Copy exactly, and only, the lines below from the first through the one containing "Serif', 'Times New", both included; pictures are omitted.

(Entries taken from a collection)
::::
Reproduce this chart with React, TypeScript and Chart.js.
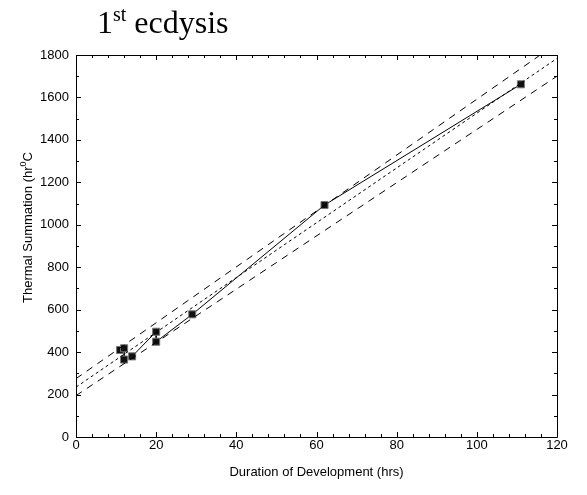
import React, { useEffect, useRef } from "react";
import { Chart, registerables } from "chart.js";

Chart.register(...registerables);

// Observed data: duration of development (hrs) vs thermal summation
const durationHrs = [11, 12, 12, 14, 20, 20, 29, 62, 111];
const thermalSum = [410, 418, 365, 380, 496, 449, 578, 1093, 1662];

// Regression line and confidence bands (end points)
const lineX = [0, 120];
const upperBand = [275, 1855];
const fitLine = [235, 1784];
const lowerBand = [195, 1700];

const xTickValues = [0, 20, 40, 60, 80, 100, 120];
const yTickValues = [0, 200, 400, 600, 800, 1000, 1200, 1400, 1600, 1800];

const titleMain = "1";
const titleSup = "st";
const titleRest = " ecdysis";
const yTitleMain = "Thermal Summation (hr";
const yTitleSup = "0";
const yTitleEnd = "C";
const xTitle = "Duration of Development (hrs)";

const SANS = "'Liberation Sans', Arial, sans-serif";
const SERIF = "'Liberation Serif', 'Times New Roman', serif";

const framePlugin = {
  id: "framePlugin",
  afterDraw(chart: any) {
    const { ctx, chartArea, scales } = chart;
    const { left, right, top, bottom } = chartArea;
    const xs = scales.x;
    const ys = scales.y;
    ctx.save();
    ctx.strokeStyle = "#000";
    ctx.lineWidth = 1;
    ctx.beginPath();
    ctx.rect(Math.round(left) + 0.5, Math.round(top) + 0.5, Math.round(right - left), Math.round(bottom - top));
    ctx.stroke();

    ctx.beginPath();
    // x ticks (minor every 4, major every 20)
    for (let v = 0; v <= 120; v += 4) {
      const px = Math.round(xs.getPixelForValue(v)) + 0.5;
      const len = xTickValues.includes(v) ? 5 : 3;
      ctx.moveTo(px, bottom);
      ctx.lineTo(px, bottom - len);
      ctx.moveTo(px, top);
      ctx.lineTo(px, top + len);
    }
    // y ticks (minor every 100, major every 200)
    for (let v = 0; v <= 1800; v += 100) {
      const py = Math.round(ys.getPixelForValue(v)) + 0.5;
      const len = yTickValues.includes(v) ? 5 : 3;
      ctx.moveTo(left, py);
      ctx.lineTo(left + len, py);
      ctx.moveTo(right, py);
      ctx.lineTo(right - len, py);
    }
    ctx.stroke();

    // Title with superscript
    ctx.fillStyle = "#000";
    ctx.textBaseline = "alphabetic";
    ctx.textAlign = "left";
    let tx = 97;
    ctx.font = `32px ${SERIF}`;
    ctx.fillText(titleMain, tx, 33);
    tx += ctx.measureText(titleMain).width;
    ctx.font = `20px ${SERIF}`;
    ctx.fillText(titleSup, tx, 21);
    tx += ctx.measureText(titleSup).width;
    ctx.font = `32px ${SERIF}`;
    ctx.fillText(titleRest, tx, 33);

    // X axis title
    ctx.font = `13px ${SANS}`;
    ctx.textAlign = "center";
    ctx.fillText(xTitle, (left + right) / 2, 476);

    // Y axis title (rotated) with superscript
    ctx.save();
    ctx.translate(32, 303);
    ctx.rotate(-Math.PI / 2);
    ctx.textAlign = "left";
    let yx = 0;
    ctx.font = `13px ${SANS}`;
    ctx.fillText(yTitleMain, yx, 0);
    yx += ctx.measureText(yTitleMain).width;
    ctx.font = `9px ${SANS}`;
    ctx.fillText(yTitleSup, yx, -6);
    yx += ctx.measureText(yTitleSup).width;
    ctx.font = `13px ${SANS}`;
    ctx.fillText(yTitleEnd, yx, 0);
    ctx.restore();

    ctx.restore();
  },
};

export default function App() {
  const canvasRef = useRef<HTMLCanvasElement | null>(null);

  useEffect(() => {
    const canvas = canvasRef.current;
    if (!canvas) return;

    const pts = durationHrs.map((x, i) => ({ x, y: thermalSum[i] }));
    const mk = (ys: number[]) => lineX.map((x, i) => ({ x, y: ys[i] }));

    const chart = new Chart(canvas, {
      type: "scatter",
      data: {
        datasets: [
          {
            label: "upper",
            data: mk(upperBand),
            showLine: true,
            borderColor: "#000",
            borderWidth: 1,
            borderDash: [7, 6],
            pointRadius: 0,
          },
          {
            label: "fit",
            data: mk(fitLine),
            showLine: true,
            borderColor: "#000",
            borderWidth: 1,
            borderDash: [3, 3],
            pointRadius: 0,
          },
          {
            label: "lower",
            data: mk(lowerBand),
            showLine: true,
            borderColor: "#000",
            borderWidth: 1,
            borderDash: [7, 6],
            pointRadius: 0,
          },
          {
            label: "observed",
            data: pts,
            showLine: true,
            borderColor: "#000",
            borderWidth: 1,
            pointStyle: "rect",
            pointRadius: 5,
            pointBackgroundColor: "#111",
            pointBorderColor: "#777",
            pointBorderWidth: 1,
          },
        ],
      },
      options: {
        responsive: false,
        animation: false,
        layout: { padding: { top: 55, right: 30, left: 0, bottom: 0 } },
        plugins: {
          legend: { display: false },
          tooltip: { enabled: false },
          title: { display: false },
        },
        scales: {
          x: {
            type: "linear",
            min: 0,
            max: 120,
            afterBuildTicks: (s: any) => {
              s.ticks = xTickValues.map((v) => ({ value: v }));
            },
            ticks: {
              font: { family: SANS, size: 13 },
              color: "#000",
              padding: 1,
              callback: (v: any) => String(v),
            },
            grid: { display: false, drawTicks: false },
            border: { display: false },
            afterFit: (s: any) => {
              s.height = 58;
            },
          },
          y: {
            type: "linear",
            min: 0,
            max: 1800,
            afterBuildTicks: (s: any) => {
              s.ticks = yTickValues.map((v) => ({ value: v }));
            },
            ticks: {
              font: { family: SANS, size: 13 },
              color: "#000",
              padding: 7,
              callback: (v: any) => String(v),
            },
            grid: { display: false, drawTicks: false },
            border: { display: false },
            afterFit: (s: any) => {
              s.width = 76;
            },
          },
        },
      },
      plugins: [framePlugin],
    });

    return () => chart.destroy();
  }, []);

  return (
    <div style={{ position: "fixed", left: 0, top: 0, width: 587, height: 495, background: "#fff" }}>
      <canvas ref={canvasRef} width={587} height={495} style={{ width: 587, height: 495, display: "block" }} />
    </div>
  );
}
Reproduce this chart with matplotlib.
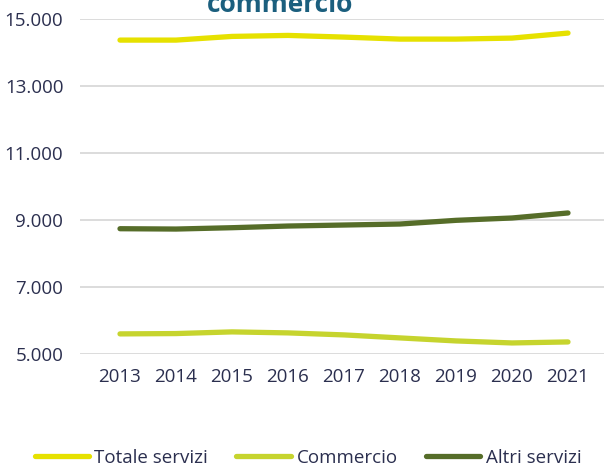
::::
THE RESULT:
Reproduce this chart with React, TypeScript and Chart.js.
import React, { useEffect, useRef } from "react";
import { Chart, registerables } from "chart.js";

Chart.register(...registerables);

// Observed data: duration of development (hrs) vs thermal summation
const durationHrs = [11, 12, 12, 14, 20, 20, 29, 62, 111];
const thermalSum = [410, 418, 365, 380, 496, 449, 578, 1093, 1662];

// Regression line and confidence bands (end points)
const lineX = [0, 120];
const upperBand = [275, 1855];
const fitLine = [235, 1784];
const lowerBand = [195, 1700];

const xTickValues = [0, 20, 40, 60, 80, 100, 120];
const yTickValues = [0, 200, 400, 600, 800, 1000, 1200, 1400, 1600, 1800];

const titleMain = "1";
const titleSup = "st";
const titleRest = " ecdysis";
const yTitleMain = "Thermal Summation (hr";
const yTitleSup = "0";
const yTitleEnd = "C";
const xTitle = "Duration of Development (hrs)";

const SANS = "'Liberation Sans', Arial, sans-serif";
const SERIF = "'Liberation Serif', 'Times New Roman', serif";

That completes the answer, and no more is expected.